**Directions:** Search the data for the string "React" and gather each line it is in.

----

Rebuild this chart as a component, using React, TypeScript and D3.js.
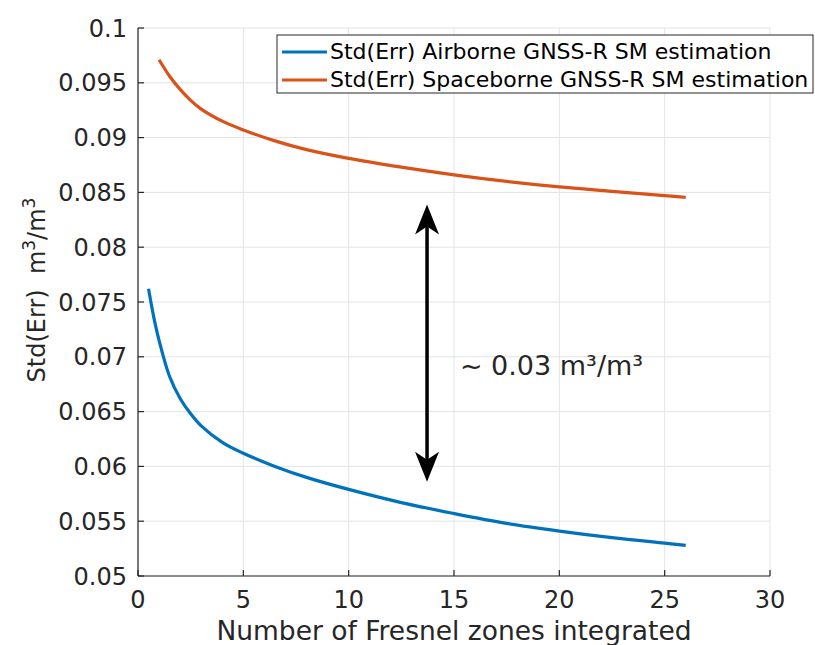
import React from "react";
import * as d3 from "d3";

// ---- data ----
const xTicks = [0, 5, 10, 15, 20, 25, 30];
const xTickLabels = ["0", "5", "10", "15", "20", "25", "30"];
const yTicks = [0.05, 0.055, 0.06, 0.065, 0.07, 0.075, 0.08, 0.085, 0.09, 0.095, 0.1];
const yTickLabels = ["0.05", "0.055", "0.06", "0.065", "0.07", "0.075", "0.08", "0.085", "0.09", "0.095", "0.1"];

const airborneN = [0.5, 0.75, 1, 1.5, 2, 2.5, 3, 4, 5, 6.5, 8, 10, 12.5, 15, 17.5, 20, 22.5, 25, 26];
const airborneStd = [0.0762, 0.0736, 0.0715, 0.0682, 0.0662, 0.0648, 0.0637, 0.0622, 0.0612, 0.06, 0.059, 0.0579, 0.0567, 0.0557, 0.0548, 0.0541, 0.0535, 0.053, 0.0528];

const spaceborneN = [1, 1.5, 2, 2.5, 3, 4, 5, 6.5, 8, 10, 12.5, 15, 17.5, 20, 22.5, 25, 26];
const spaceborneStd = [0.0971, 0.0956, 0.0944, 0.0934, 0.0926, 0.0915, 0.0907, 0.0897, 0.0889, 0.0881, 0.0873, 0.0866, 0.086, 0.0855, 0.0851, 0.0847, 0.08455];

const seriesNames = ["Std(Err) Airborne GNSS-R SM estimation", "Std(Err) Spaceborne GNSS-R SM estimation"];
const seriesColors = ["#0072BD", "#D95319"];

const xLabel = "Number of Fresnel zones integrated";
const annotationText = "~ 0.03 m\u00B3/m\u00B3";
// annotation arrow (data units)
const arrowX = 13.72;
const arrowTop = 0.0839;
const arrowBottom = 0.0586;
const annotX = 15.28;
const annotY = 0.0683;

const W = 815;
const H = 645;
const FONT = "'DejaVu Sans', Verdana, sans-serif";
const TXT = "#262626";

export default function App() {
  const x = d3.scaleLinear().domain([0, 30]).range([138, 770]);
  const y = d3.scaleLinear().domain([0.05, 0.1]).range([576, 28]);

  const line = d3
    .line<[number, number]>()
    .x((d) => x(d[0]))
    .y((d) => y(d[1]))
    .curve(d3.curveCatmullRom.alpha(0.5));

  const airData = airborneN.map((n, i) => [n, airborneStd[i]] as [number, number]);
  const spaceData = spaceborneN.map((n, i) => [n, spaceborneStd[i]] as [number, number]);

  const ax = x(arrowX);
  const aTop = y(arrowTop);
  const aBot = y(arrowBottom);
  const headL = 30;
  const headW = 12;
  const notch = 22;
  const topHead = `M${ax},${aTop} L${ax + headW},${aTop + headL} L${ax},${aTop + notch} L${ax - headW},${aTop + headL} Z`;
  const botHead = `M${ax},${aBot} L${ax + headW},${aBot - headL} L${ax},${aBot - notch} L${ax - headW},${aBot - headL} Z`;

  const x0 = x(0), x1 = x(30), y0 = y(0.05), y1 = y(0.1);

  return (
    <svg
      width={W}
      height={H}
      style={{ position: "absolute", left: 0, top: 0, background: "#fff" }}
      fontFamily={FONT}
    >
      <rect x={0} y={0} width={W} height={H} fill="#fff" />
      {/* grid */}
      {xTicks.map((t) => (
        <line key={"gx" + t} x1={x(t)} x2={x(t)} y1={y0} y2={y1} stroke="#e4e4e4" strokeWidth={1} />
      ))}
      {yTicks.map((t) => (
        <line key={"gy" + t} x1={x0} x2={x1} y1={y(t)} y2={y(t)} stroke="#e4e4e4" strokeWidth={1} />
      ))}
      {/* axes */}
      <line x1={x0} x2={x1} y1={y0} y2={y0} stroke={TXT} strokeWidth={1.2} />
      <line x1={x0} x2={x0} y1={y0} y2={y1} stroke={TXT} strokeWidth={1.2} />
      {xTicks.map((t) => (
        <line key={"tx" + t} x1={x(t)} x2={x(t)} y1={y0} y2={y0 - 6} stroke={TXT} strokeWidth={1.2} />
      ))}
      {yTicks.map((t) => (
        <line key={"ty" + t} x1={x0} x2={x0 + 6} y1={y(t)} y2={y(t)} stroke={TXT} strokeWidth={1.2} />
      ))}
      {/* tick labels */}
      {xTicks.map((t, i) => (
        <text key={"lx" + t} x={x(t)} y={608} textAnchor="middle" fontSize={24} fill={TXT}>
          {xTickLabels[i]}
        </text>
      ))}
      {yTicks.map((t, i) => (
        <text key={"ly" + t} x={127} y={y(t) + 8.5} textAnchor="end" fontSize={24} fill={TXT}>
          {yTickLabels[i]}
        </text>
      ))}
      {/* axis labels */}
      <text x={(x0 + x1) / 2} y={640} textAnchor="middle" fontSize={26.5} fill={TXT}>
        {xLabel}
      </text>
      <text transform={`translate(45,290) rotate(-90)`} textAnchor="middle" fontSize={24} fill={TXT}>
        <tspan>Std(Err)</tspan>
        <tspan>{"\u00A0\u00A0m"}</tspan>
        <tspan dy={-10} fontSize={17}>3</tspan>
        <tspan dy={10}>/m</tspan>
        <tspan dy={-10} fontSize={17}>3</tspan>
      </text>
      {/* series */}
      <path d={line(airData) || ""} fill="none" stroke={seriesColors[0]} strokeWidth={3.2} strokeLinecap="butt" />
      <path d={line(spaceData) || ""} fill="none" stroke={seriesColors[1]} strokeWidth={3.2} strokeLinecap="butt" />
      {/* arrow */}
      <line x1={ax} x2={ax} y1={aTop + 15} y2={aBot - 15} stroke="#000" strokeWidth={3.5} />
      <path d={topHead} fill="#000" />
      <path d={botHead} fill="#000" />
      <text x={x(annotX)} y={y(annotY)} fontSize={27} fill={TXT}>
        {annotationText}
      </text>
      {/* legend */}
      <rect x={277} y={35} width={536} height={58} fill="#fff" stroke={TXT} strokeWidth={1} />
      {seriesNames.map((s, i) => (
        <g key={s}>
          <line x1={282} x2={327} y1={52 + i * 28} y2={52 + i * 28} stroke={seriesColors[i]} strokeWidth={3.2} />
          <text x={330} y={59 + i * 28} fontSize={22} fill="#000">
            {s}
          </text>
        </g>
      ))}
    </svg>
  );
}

----

**Problem solution:**
Rebuild this chart as a component, using React, TypeScript and D3.js.
import React from "react";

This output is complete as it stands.